On September 11, the first of four planning meetings for the new Pico library was held at Virginia Avenue Park which is also where the new branch will be built. The staff report for a City Council study session back in April 2009 estimated that the cost of construction of the 7,500 square foot library branch would be $12.8 million and that the annual operating costs for the branch would be $870,000. Construction costs will come from the city’s redevelopment funds and it is expected to begin in late 2011. The city has contracted with the same architect, Koning Eizenberg, who they hired to design and update Virginia Avenue Park to design the new branch.
The first meeting focused on a vision for the new branch and was run by library planning consultant, Linda Demarest. She explained that the vision includes what should be happening inside the library such as programs, types of spaces, what colors it should be painted, and if art should be displayed. She also showed examples of other libraries that recently had been built on the West Coast to give the community some ideas about what could be included. Demarest noted that library basics always include books, music, and movies, good services for children, expert assistance, reading and study areas, meeting places for small and large groups, educational programs, entertainment programs, public computer access, and community information.
City Librarian, Greg Mullen, reminded the meeting participants that the city was not going to “reproduce the Main Library here” but that the Pico Branch would have to “respond to the needs of the community in order to be successful.”

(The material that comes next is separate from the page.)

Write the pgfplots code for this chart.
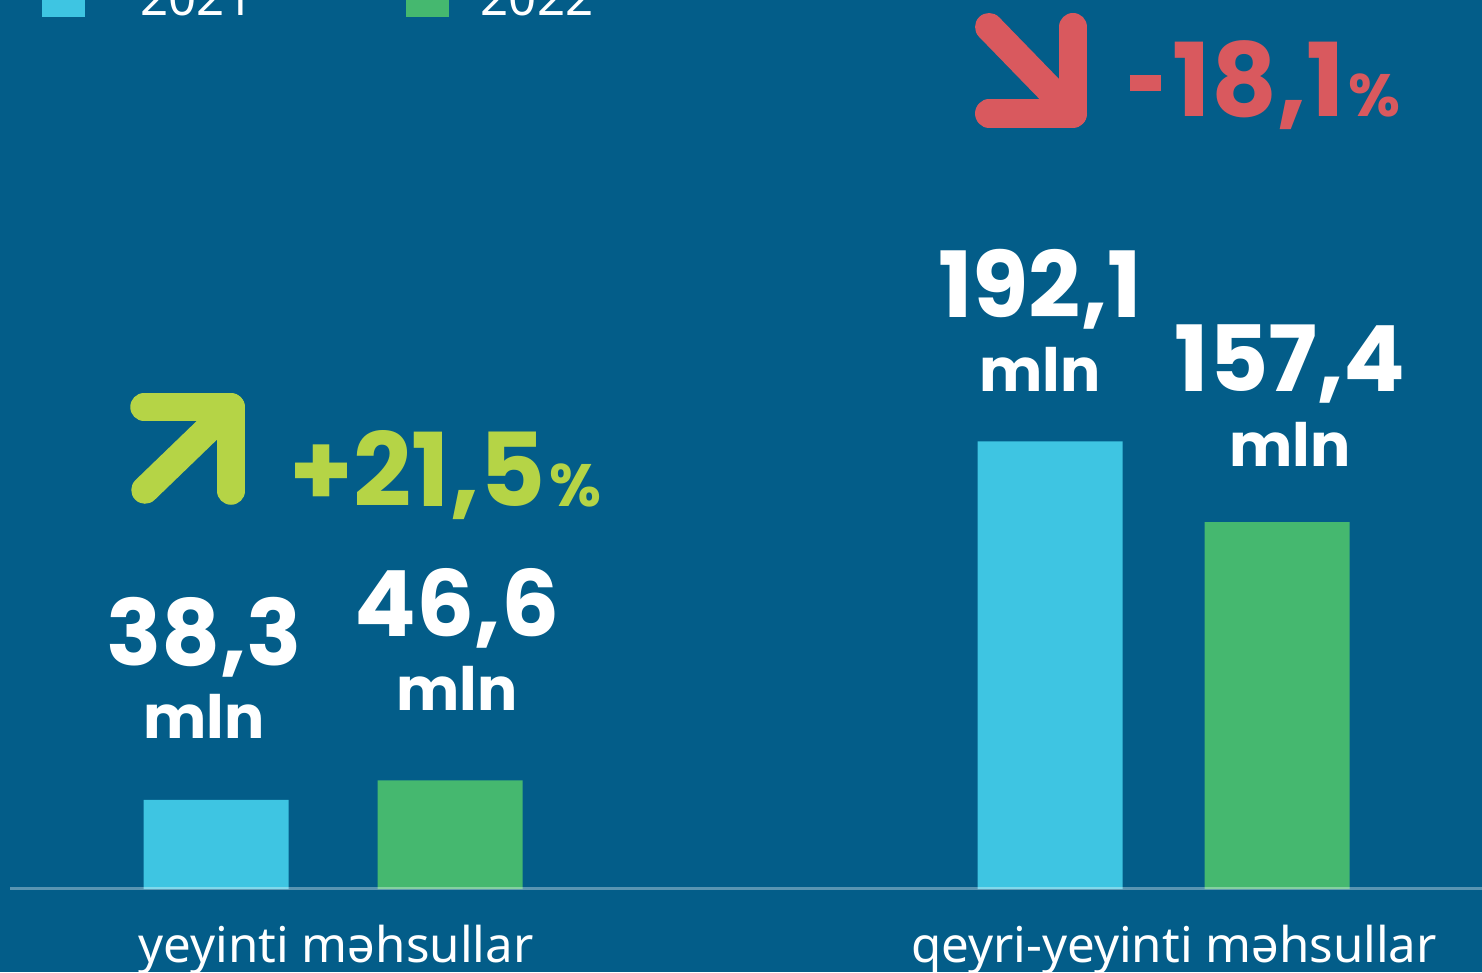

Community members called for the new branch to have an outdoor child play area, computers, an adult outside reading area, an art exhibit for youth, a cultural space, an outdoor amphitheater, community festivals, a history collection about who Thelma Terry was, multi-cultural timelines about Pico’s cultures, and multi-cultural books. They also stressed that the new library should be “filled with materials not available elsewhere” that reflect the history and culture of the Pico neighborhood and that there should be a synergy between the park and the library.
Pico resident Elias Serna pointed out that there were no minorities at the meeting “but they are here in this neighborhood.” He then asked how do we bring minorities into this space the community is planning?
Anyone who couldn’t attend the first meeting but who is interested in giving input on the Pico library can do so by filling out a survey online by September 16 at www.smpl.org/pico/library.htm.
The next meeting will be on October 9 and will focus on the branch’s program as well as where in the park the branch should be located. A November 6 meeting will concentrate on conceptual design and the final meeting, on December 4, will focus on schematic design. All of the meetings will be held on Saturdays from 2 – 4 p.m. in the Thelma Terry Community Meeting Room which is located in Virginia Avenue Park.